Il patto di non concorrenza ha la finalità di estendere, oltre la cessazione del rapporto di lavoro, il vincolo di non concorrenza.
I requisiti di legittimità sono stabiliti in modo tassativo dall’art. 2125 c.c. che dispone che “Il patto con il quale si limita lo svolgimento dell’attività del prestatore di lavoro, per il tempo successivo alla cessazione del contratto, è nullo se non risulta da atto scritto, se non è pattuito un corrispettivo a favore del prestatore di lavoro e se il vincolo non è contenuto entro determinati limiti di oggetto, di tempo e di luogo. La durata del vincolo non può essere superiore a cinque anni, se si tratta di dirigenti, e a tre anni negli altri casi. Se è pattuita una durata maggiore, essa si riduce nella misura suindicata.”
Può essere stipulato in qualunque momento, contestuale o successivo alla stipulazione del contratto di lavoro, e persino dopo la cessazione del rapporto di lavoro.
La forma scritta, non è surrogabile neppure da eventuali previsioni della contrattazione collettiva poiché l’accordo è espressione di autonomia individuale.
Problemi interpretativi sorgono con riguardo ai requisiti relativi l’attività, il luogo e il compenso, stante l’indeterminatezza contenutistica che li caratterizza. Prendendo le mosse dal corrispettivo, la cui funzione è di fornire una sorta di riparazione del pregiudizio subito dal lavoratore, il vero punto inderogabile è costituito dalla congruità rispetto al sacrificio imposto.

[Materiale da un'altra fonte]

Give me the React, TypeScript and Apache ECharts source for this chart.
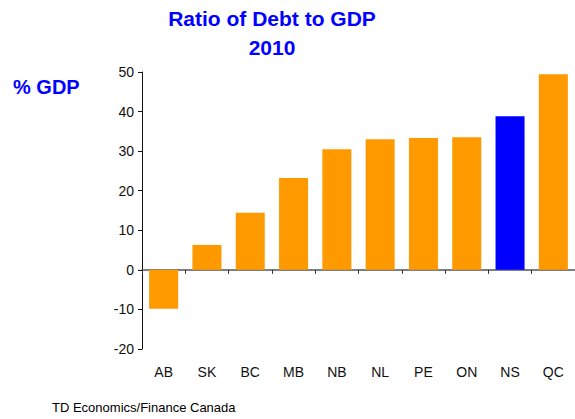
import React, { useEffect, useRef } from "react";
import * as echarts from "echarts";

const categories = ["AB", "SK", "BC", "MB", "NB", "NL", "PE", "ON", "NS", "QC"];
const values = [-9.8, 6.3, 14.4, 23.2, 30.5, 33.0, 33.3, 33.5, 38.8, 49.4];
const highlight = "NS";
const yTicks = { min: -20, max: 50, interval: 10 };
const titleLines = ["Ratio of Debt to GDP", "2010"];
const yUnit = "% GDP";
const sourceText = "TD Economics/Finance Canada";

export default function App() {
  const ref = useRef<HTMLDivElement>(null);
  useEffect(() => {
    if (!ref.current) return;
    const chart = echarts.init(ref.current, null, { renderer: "svg" });
    const font = "Arial, 'Liberation Sans', sans-serif";
    chart.setOption({
      animation: false,
      backgroundColor: "#ffffff",
      textStyle: { fontFamily: font },
      grid: { left: 142, right: 0, top: 72, bottom: 70, containLabel: false },
      graphic: [
        {
          type: "text",
          x: 272,
          y: 4,
          style: {
            text: titleLines.join("\n"),
            fill: "#0000ff",
            font: `bold 21px ${font}`,
            lineHeight: 29,
            align: "center",
          },
        },
        {
          type: "text",
          x: 13,
          y: 77,
          style: { text: yUnit, fill: "#0000ff", font: `bold 20px ${font}` },
        },
        {
          type: "text",
          x: 52,
          y: 401,
          style: { text: sourceText, fill: "#000000", font: `13px ${font}` },
        },
      ],
      xAxis: [
        {
          type: "category",
          data: categories,
          position: "bottom",
          axisLine: { show: true, onZero: true, lineStyle: { color: "#555", width: 1.5 } },
          axisTick: { show: true, length: 4, alignWithLabel: false, lineStyle: { color: "#333" } },
          axisLabel: { show: false },
          splitLine: { show: false },
        },
        {
          type: "category",
          data: categories,
          position: "bottom",
          axisLine: { show: false, onZero: false },
          axisTick: { show: false },
          axisLabel: { show: true, margin: 16, color: "#111", fontSize: 14, fontFamily: font },
          splitLine: { show: false },
        },
      ],
      yAxis: {
        type: "value",
        min: yTicks.min,
        max: yTicks.max,
        interval: yTicks.interval,
        axisLine: { show: true, lineStyle: { color: "#111", width: 1 } },
        axisTick: { show: true, length: 4, lineStyle: { color: "#111" } },
        axisLabel: { margin: 8, color: "#111", fontSize: 14, fontFamily: font },
        splitLine: { show: false },
      },
      series: [
        {
          type: "bar",
          xAxisIndex: 0,
          barCategoryGap: "33%",
          data: values.map((v, i) => ({
            value: v,
            itemStyle: { color: categories[i] === highlight ? "#0000ff" : "#ff9900" },
          })),
        },
      ],
    });
    return () => chart.dispose();
  }, []);
  return (
    <div
      ref={ref}
      style={{ position: "fixed", left: 0, top: 0, width: 575, height: 419 }}
    />
  );
}
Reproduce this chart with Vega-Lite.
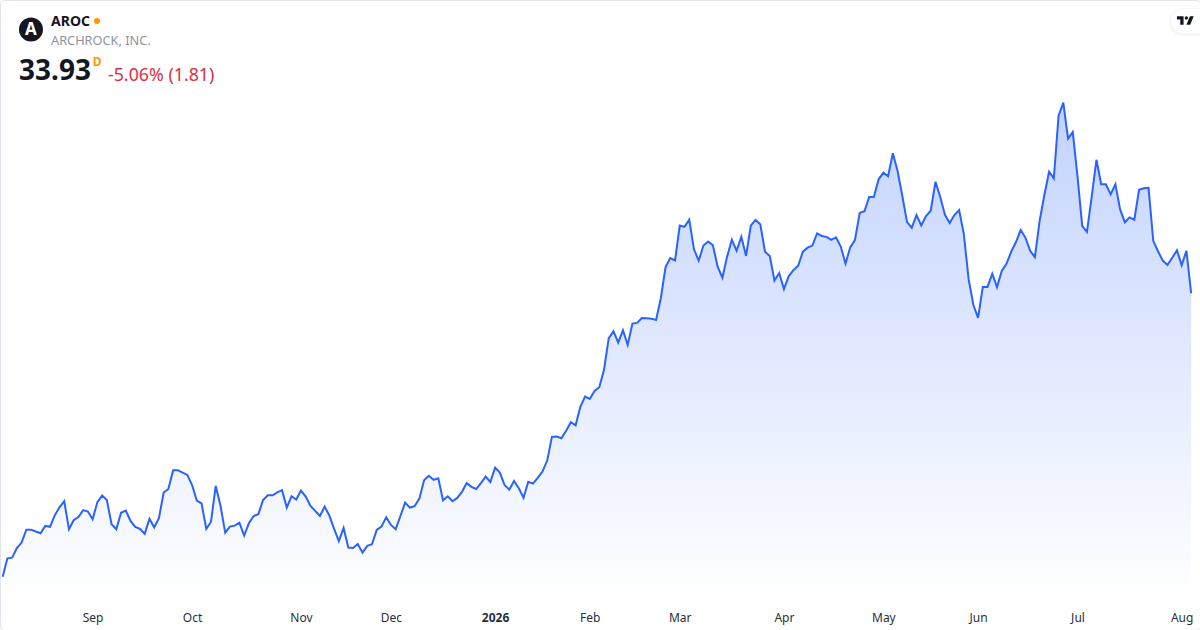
{
  "$schema": "https://vega.github.io/schema/vega-lite/v6.json",
  "width": 1200,
  "height": 630,
  "padding": 0,
  "autosize": {"type": "none"},
  "background": "white",
  "view": {"stroke": "#e0e3eb", "cornerRadius": 4},
  "config": {"text": {"font": "Noto Sans"}},
  "data": {"values": [
    {"session":0,"close":21.87},{"session":1,"close":22.65},{"session":2,"close":22.68},{"session":3,"close":23.09},{"session":4,"close":23.32},{"session":5,"close":23.87},{"session":6,"close":23.87},{"session":7,"close":23.79},{"session":8,"close":23.72},{"session":9,"close":24.03},
    {"session":10,"close":23.99},{"session":11,"close":24.48},{"session":12,"close":24.82},{"session":13,"close":25.08},{"session":14,"close":23.89},{"session":15,"close":24.27},{"session":16,"close":24.41},{"session":17,"close":24.70},{"session":18,"close":24.64},{"session":19,"close":24.31},
    {"session":20,"close":25.04},{"session":21,"close":25.32},{"session":22,"close":25.13},{"session":23,"close":24.10},{"session":24,"close":23.89},{"session":25,"close":24.59},{"session":26,"close":24.68},{"session":27,"close":24.24},{"session":28,"close":23.99},{"session":29,"close":23.90},
    {"session":30,"close":23.69},{"session":31,"close":24.33},{"session":32,"close":23.97},{"session":33,"close":24.36},{"session":34,"close":25.45},{"session":35,"close":25.60},{"session":36,"close":26.40},{"session":37,"close":26.40},{"session":38,"close":26.30},{"session":39,"close":26.20},
    {"session":40,"close":25.77},{"session":41,"close":25.11},{"session":42,"close":24.99},{"session":43,"close":23.90},{"session":44,"close":24.21},{"session":45,"close":25.73},{"session":46,"close":24.89},{"session":47,"close":23.74},{"session":48,"close":24.00},{"session":49,"close":24.04},
    {"session":50,"close":24.16},{"session":51,"close":23.62},{"session":52,"close":24.14},{"session":53,"close":24.45},{"session":54,"close":24.53},{"session":55,"close":25.13},{"session":56,"close":25.33},{"session":57,"close":25.33},{"session":58,"close":25.46},{"session":59,"close":25.55},
    {"session":60,"close":24.81},{"session":61,"close":25.29},{"session":62,"close":25.15},{"session":63,"close":25.53},{"session":64,"close":25.28},{"session":65,"close":24.88},{"session":66,"close":24.67},{"session":67,"close":24.45},{"session":68,"close":24.85},{"session":69,"close":24.47},
    {"session":70,"close":23.90},{"session":71,"close":23.38},{"session":72,"close":23.94},{"session":73,"close":23.11},{"session":74,"close":23.09},{"session":75,"close":23.26},{"session":76,"close":22.89},{"session":77,"close":23.18},{"session":78,"close":23.25},{"session":79,"close":23.86},
    {"session":80,"close":24.00},{"session":81,"close":24.40},{"session":82,"close":24.07},{"session":83,"close":23.89},{"session":84,"close":24.45},{"session":85,"close":25.02},{"session":86,"close":24.81},{"session":87,"close":24.87},{"session":88,"close":25.19},{"session":89,"close":25.97},
    {"session":90,"close":26.16},{"session":91,"close":25.99},{"session":92,"close":26.06},{"session":93,"close":25.12},{"session":94,"close":25.29},{"session":95,"close":25.08},{"session":96,"close":25.22},{"session":97,"close":25.48},{"session":98,"close":25.85},{"session":99,"close":25.69},
    {"session":100,"close":25.60},{"session":101,"close":25.85},{"session":102,"close":26.13},{"session":103,"close":25.90},{"session":104,"close":26.51},{"session":105,"close":26.30},{"session":106,"close":25.77},{"session":107,"close":25.57},{"session":108,"close":25.94},{"session":109,"close":25.63},
    {"session":110,"close":25.23},{"session":111,"close":25.91},{"session":112,"close":25.83},{"session":113,"close":26.07},{"session":114,"close":26.34},{"session":115,"close":26.81},{"session":116,"close":27.82},{"session":117,"close":27.83},{"session":118,"close":27.76},{"session":119,"close":28.08},
    {"session":120,"close":28.44},{"session":121,"close":28.31},{"session":122,"close":29.10},{"session":123,"close":29.53},{"session":124,"close":29.43},{"session":125,"close":29.77},{"session":126,"close":29.93},{"session":127,"close":30.67},{"session":128,"close":32.02},{"session":129,"close":32.31},
    {"session":130,"close":31.83},{"session":131,"close":32.36},{"session":132,"close":31.73},{"session":133,"close":32.64},{"session":134,"close":32.67},{"session":135,"close":32.88},{"session":136,"close":32.87},{"session":137,"close":32.85},{"session":138,"close":32.79},{"session":139,"close":33.72},
    {"session":140,"close":35.04},{"session":141,"close":35.43},{"session":142,"close":35.33},{"session":143,"close":36.81},{"session":144,"close":36.76},{"session":145,"close":37.06},{"session":146,"close":35.80},{"session":147,"close":35.32},{"session":148,"close":35.96},{"session":149,"close":36.13},
    {"session":150,"close":35.97},{"session":151,"close":35.06},{"session":152,"close":34.59},{"session":153,"close":35.49},{"session":154,"close":36.21},{"session":155,"close":35.74},{"session":156,"close":36.33},{"session":157,"close":35.52},{"session":158,"close":36.81},{"session":159,"close":37.05},
    {"session":160,"close":36.87},{"session":161,"close":35.70},{"session":162,"close":35.52},{"session":163,"close":34.47},{"session":164,"close":34.79},{"session":165,"close":34.11},{"session":166,"close":34.65},{"session":167,"close":34.91},{"session":168,"close":35.10},{"session":169,"close":35.70},
    {"session":170,"close":35.87},{"session":171,"close":35.96},{"session":172,"close":36.48},{"session":173,"close":36.37},{"session":174,"close":36.33},{"session":175,"close":36.20},{"session":176,"close":36.31},{"session":177,"close":35.92},{"session":178,"close":35.19},{"session":179,"close":35.88},
    {"session":180,"close":36.20},{"session":181,"close":37.35},{"session":182,"close":37.42},{"session":183,"close":38.03},{"session":184,"close":38.04},{"session":185,"close":38.78},{"session":186,"close":39.06},{"session":187,"close":38.91},{"session":188,"close":39.89},{"session":189,"close":39.13},
    {"session":190,"close":38.07},{"session":191,"close":36.96},{"session":192,"close":36.72},{"session":193,"close":37.26},{"session":194,"close":36.82},{"session":195,"close":37.22},{"session":196,"close":37.44},{"session":197,"close":38.67},{"session":198,"close":38.04},{"session":199,"close":37.27},
    {"session":200,"close":36.92},{"session":201,"close":37.26},{"session":202,"close":37.47},{"session":203,"close":36.44},{"session":204,"close":34.53},{"session":205,"close":33.44},{"session":206,"close":32.88},{"session":207,"close":34.20},{"session":208,"close":34.20},{"session":209,"close":34.76},
    {"session":210,"close":34.19},{"session":211,"close":34.88},{"session":212,"close":35.18},{"session":213,"close":35.70},{"session":214,"close":36.11},{"session":215,"close":36.62},{"session":216,"close":36.30},{"session":217,"close":35.74},{"session":218,"close":35.47},{"session":219,"close":37.01},
    {"session":220,"close":38.11},{"session":221,"close":39.10},{"session":222,"close":38.82},{"session":223,"close":41.49},{"session":224,"close":42.04},{"session":225,"close":40.51},{"session":226,"close":40.79},{"session":227,"close":38.89},{"session":228,"close":36.79},{"session":229,"close":36.54},
    {"session":230,"close":38.04},{"session":231,"close":39.61},{"session":232,"close":38.57},{"session":233,"close":38.57},{"session":234,"close":38.14},{"session":235,"close":38.57},{"session":236,"close":37.50},{"session":237,"close":36.95},{"session":238,"close":37.16},{"session":239,"close":37.06},
    {"session":240,"close":38.33},{"session":241,"close":38.40},{"session":242,"close":38.42},{"session":243,"close":36.16},{"session":244,"close":35.72},{"session":245,"close":35.32},{"session":246,"close":35.13},{"session":247,"close":35.44},{"session":248,"close":35.76},{"session":249,"close":35.12},
    {"session":250,"close":35.74},{"session":251,"close":33.93}
  ]},
  "layer": [
    {
      "mark": {
        "type": "area",
        "line": false,
        "color": {
          "gradient": "linear",
          "x1": 0, "y1": 0, "x2": 0, "y2": 1,
          "stops": [
            {"offset": 0, "color": "#c3d3ff"},
            {"offset": 1, "color": "#ffffff"}
          ]
        }
      },
      "encoding": {
        "x": {
          "field": "session",
          "type": "quantitative",
          "scale": {"domain": [-0.564, 252.87], "nice": false, "zero": false},
          "axis": {
            "title": null,
            "domain": false,
            "ticks": false,
            "grid": false,
            "offset": -18,
            "labelPadding": 0,
            "labelFont": "Noto Sans",
            "labelFontSize": 12,
            "labelColor": "#2a2e39",
            "labelOverlap": false,
            "labelBound": false,
            "labelFlush": false,
            "labelFontWeight": {"condition": {"test": "datum.value == 104", "value": "bold"}, "value": "normal"},
            "values": [19, 40, 63, 82, 104, 124, 143, 165, 186, 206, 227, 249],
            "labelExpr": "{'19':'Sep','40':'Oct','63':'Nov','82':'Dec','104':'2026','124':'Feb','143':'Mar','165':'Apr','186':'May','206':'Jun','227':'Jul','249':'Aug'}[datum.value]"
          }
        },
        "y": {
          "field": "close",
          "type": "quantitative",
          "scale": {"domain": [19.6, 46.41], "nice": false, "zero": false},
          "axis": null
        },
        "y2": {"datum": 20.88}
      }
    },
    {
      "mark": {"type": "line", "color": "#2962ff", "strokeWidth": 2, "interpolate": "linear"},
      "encoding": {
        "x": {"field": "session", "type": "quantitative"},
        "y": {"field": "close", "type": "quantitative"}
      }
    },
    {
      "data": {"values": [{"item": "logo backing"}]},
      "mark": {"type": "point", "filled": false, "stroke": "#131722", "strokeOpacity": 0.05, "strokeWidth": 4, "size": 1296, "shape": "M1 -0.667 H-0.333 A0.667 0.667 0 0 0 -0.333 0.667 H1 Z"},
      "encoding": {"x": {"datum": 250.54}, "y": {"datum": 45.47}}
    },
    {
      "data": {"values": [{"item": "logo backing"}]},
      "mark": {"type": "point", "filled": true, "fill": "#ffffff", "opacity": 1, "size": 1296, "shape": "M1 -0.667 H-0.333 A0.667 0.667 0 0 0 -0.333 0.667 H1 Z"},
      "encoding": {"x": {"datum": 250.54}, "y": {"datum": 45.52}}
    },
    {
      "data": {"values": [{"item": "logo"}]},
      "mark": {"type": "point", "filled": true, "fill": "#131722", "opacity": 1, "size": 289, "shape": "M-1 -0.5 H-0.222 V0.5 H-0.611 V-0.111 H-1 Z M0.528 -0.5 H0.972 L0.556 0.5 H0.111 Z M0.3 -0.3 A0.19 0.19 0 1 1 -0.08 -0.3 A0.19 0.19 0 1 1 0.3 -0.3 Z"},
      "encoding": {"x": {"datum": 249.8}, "y": {"datum": 45.54}}
    },
    {
      "data": {"values": [{"item": "icon"}]},
      "mark": {"type": "point", "filled": true, "shape": "circle", "fill": "#131722", "opacity": 1, "size": 576},
      "encoding": {"x": {"datum": 5.98}, "y": {"datum": 45.15}}
    },
    {
      "data": {"values": [{"label": "A"}]},
      "mark": {"type": "text", "color": "#ffffff", "fontSize": 17, "fontWeight": "bold", "align": "center", "baseline": "middle"},
      "encoding": {"x": {"datum": 5.98}, "y": {"datum": 45.15}, "text": {"field": "label"}}
    },
    {
      "data": {"values": [{"label": "AROC"}]},
      "mark": {"type": "text", "color": "#131722", "fontSize": 14, "fontWeight": "bold", "align": "left", "baseline": "alphabetic"},
      "encoding": {"x": {"datum": 10.21}, "y": {"datum": 45.32}, "text": {"field": "label"}}
    },
    {
      "data": {"values": [{"item": "market dot"}]},
      "mark": {"type": "point", "filled": true, "shape": "circle", "fill": "#ff9800", "opacity": 1, "size": 36},
      "encoding": {"x": {"datum": 19.92}, "y": {"datum": 45.52}}
    },
    {
      "data": {"values": [{"label": "ARCHROCK, INC."}]},
      "mark": {"type": "text", "color": "#90939c", "fontSize": 12.75, "align": "left", "baseline": "alphabetic"},
      "encoding": {"x": {"datum": 10.21}, "y": {"datum": 44.5}, "text": {"field": "label"}}
    },
    {
      "data": {"values": [{"label": "33.93"}]},
      "mark": {"type": "text", "color": "#131722", "fontSize": 28, "fontWeight": "bold", "align": "left", "baseline": "alphabetic"},
      "encoding": {"x": {"datum": 3.45}, "y": {"datum": 42.99}, "text": {"field": "label"}}
    },
    {
      "data": {"values": [{"label": "D"}]},
      "mark": {"type": "text", "color": "#ff9800", "fontSize": 12, "fontWeight": "bold", "align": "left", "baseline": "alphabetic"},
      "encoding": {"x": {"datum": 19.02}, "y": {"datum": 43.62}, "text": {"field": "label"}}
    },
    {
      "data": {"values": [{"label": "-5.06% (1.81)"}]},
      "mark": {"type": "text", "color": "#dc2f42", "fontSize": 17.8, "align": "left", "baseline": "alphabetic"},
      "encoding": {"x": {"datum": 22.24}, "y": {"datum": 42.96}, "text": {"field": "label"}}
    }
  ]
}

Più complessa appare la determinazione dei limiti di oggetto, fermo restando che in ogni caso la prescritta restrizione del patto di non concorrenza deve essere precisa e non generica, né può mai rivelarsi tale da comprimere l’esplicazione della concreta professionalità del lavoratore in limiti che non salvaguardino un margine di attività sufficiente per il soddisfacimento delle esigenze di vita e di guadagno del lavoratore.